Freeing up your attention span from all this remembering and imagining, so that it can pivot to other things, is exactly what it means to get over. Sometimes when there is no more work to do, we try to make some up, because more work is what we have come to expect. Stopping yourself to stop the work is both a skill worth practicing, and not one we are told very often to practice.


Are cereal and sleep good together?


The only correct answer to questions about how cereal impacts sleep is to be confused and ask for more context. They're just different things. You probably have different motives for deciding whether to do eat cereal or go to sleep, and those motives will change between scenarios.


Now, to say that eating cereal and going to sleep are unrelated is not to say they are opposed. One may catalyze the other. But one should never be assumed to lead to the other by default. Whether or not your soggy mash actually nets you some zzzs right now is not the answer to the broader question of "Should I always eat cereal right before going to sleep?"

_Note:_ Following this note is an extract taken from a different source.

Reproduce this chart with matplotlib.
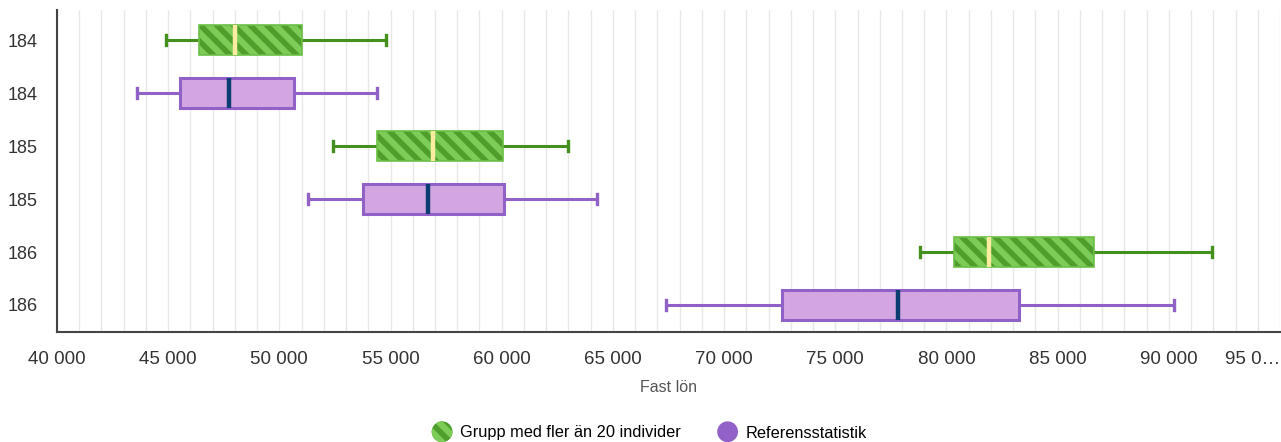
import matplotlib
matplotlib.use("Agg")
import matplotlib.pyplot as plt
from matplotlib.patches import Circle, Patch
from matplotlib.legend_handler import HandlerPatch
from matplotlib.ticker import MultipleLocator, FixedLocator

# data
labels = ["184", "184", "185", "185", "186", "186"]
series = ["grupp", "ref", "grupp", "ref", "grupp", "ref"]
low = [44900, 43600, 52400, 51300, 78800, 67400]
q1 = [46400, 45550, 54400, 53750, 80350, 72600]
med = [48000, 47750, 56900, 56700, 81900, 77800]
q3 = [51000, 50650, 60050, 60100, 86650, 83250]
high = [54800, 54400, 63000, 64300, 91950, 90250]
xticks = [40000, 45000, 50000, 55000, 60000, 65000, 70000, 75000, 80000, 85000, 90000, 95000]

green_fill = "#4f9e2c"
green_stripe = "#7ccc57"
green_line = "#43901f"
green_median = "#fbeca0"
purple_fill = "#d3a6e1"
purple_line = "#9061c6"
purple_median = "#0b3d73"

plt.rcParams["font.family"] = ["Liberation Sans", "DejaVu Sans"]
plt.rcParams["hatch.linewidth"] = 4.5

fig = plt.figure(figsize=(12.81, 4.42), dpi=100)
ax = fig.add_axes([57 / 1281, 1 - 332 / 442, 1223 / 1281, 322 / 442])

for i in range(len(labels)):
    st = [{"whislo": low[i], "q1": q1[i], "med": med[i], "q3": q3[i],
           "whishi": high[i], "fliers": []}]
    if series[i] == "grupp":
        lc, mc = green_line, green_median
    else:
        lc, mc = purple_line, purple_median
    art = ax.bxp(st, positions=[i], widths=0.56, capwidths=0.2, vert=False,
                 patch_artist=True, showfliers=False,
                 whiskerprops=dict(color=lc, lw=2.2),
                 capprops=dict(color=lc, lw=2.4),
                 medianprops=dict(color=mc, lw=3.2, solid_capstyle="butt"),
                 boxprops=dict(lw=2.2))
    box = art["boxes"][0]
    box.set_zorder(3)
    art["medians"][0].set_zorder(5)
    if series[i] == "grupp":
        box.set_facecolor(green_fill)
        box.set_edgecolor(green_stripe)
        box.set_hatch("\\\\")
        box.set_linewidth(0)
        # thin border over the hatch
        ax.bxp(st, positions=[i], widths=0.56, vert=False, patch_artist=True,
               showfliers=False, showcaps=False,
               whiskerprops=dict(lw=0), medianprops=dict(lw=0),
               boxprops=dict(facecolor="none", edgecolor="#6cbf45", lw=1.2),
               zorder=4)
    else:
        box.set_facecolor(purple_fill)
        box.set_edgecolor(purple_line)

ax.set_xlim(40000, 95000)
ax.set_ylim(5.51, -0.57)
ax.set_yticks(range(len(labels)))
ax.set_yticklabels(labels)
ax.xaxis.set_major_locator(FixedLocator(xticks))
ax.set_xticklabels(["{:,}".format(v).replace(",", " ") for v in xticks[:-1]] + ["95 0…"])
ax.get_xticklabels()[-1].set_horizontalalignment("right")
ax.xaxis.set_minor_locator(MultipleLocator(1000))
ax.grid(True, axis="x", which="both", color="#e8e8e8", lw=1)
ax.set_axisbelow(True)
ax.tick_params(axis="both", which="both", length=0)
ax.tick_params(axis="x", labelsize=13.5, colors="#333333", pad=14)
ax.tick_params(axis="y", labelsize=13, colors="#333333", pad=14)
for s in ["top", "right"]:
    ax.spines[s].set_visible(False)
for s in ["left", "bottom"]:
    ax.spines[s].set_color("#444444")
    ax.spines[s].set_linewidth(1.5)

ax.set_xlabel("Fast lön", fontsize=11.5, color="#555555", labelpad=8)


class HandlerCircle(HandlerPatch):
    def create_artists(self, legend, orig_handle, xdescent, ydescent,
                       width, height, fontsize, trans):
        c = Circle((width / 2 - xdescent, height / 2 - ydescent), 7.5)
        self.update_prop(c, orig_handle, legend)
        c.set_transform(trans)
        return [c]


h1 = Patch(facecolor=green_fill, edgecolor=green_stripe, hatch="\\\\", lw=0)
h2 = Patch(facecolor="#9262c8", edgecolor="#9262c8", lw=0)
fig.legend([h1, h2], ["Grupp med fler än 20 individer", "Referensstatistik"],
           loc="center", bbox_to_anchor=(650 / 1281, 1 - 433 / 442), ncol=2,
           frameon=False, fontsize=11.8, handlelength=1.1, handletextpad=0.55,
           columnspacing=2.3,
           handler_map={Patch: HandlerCircle()})

fig.savefig("out.png", dpi=100)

For instance, you may wish for events to proceed in the opposite order. Perhaps you think to yourself, "This night, I shall fall asleep, wait 6 to 10 hours, and then eat cereal". And you would have company, for in some cultures this seemingly disruptive scenario is considered normative. Yet if you did not grow up in that culture, and instead you'd only read this essay, you might think such an ordering of priorities quite strange.


Let's hit a few last questions to really round things out.


Should I forgive someone?


Maybe. It will take some work, though.


Will I ever get over them?


Maybe. But only if you're willing to not work.


Will forgiving them help me get over them?


This seems like something to ponder over a bowl of cereal, as you sleeplessly imagine the past.